Pour l’heure, les autorités tunisiennes, trop occupées par les problèmes de pouvoir, ne semblent pas accorder de grande importance à une quête identitaire qui infuse progressivement dans la jeunesse. On ne voit pourtant pas comment la Tunisie resterait longtemps réfractaire à une lame de fond historique, sociétale et culturelle qui a fait irruption dans les sphères politique et institutionnelle en Libye, au Maroc, en Algérie et au Sahel.  
La construction de l’Afrique du nord démocratique passe par la réhabilitation de son histoire, de sa première langue et de sa culture ; des référents qui, fait unique dans l’histoire de l’humanité, ont survécu à sept grandes invasions.
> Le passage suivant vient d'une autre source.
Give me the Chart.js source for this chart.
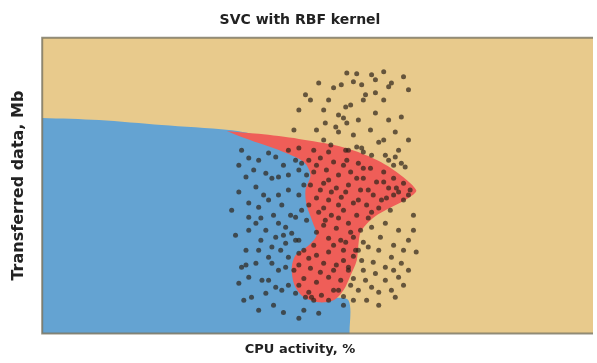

Des peuples sans Etats ont accompli un sauvetage miraculeux. Venu d’on ne sait où, le sursaut de la jeunesse tunisienne vient nous rappeler que le message de Jugurta est plus fort que tous les vents contraires.

Le succès rencontré par ce dossier est une preuve de plus que, comme le signale dans sa vidéo mon ami Ahmed Asid, le réveil amazigh « a atteint un point de non-retour ». Il reste à faire de sorte que cette adhésion populaire trouve écho dans les institutions. Alors, et alors seulement, nous pourrons dire que nous vivons en société démocratique.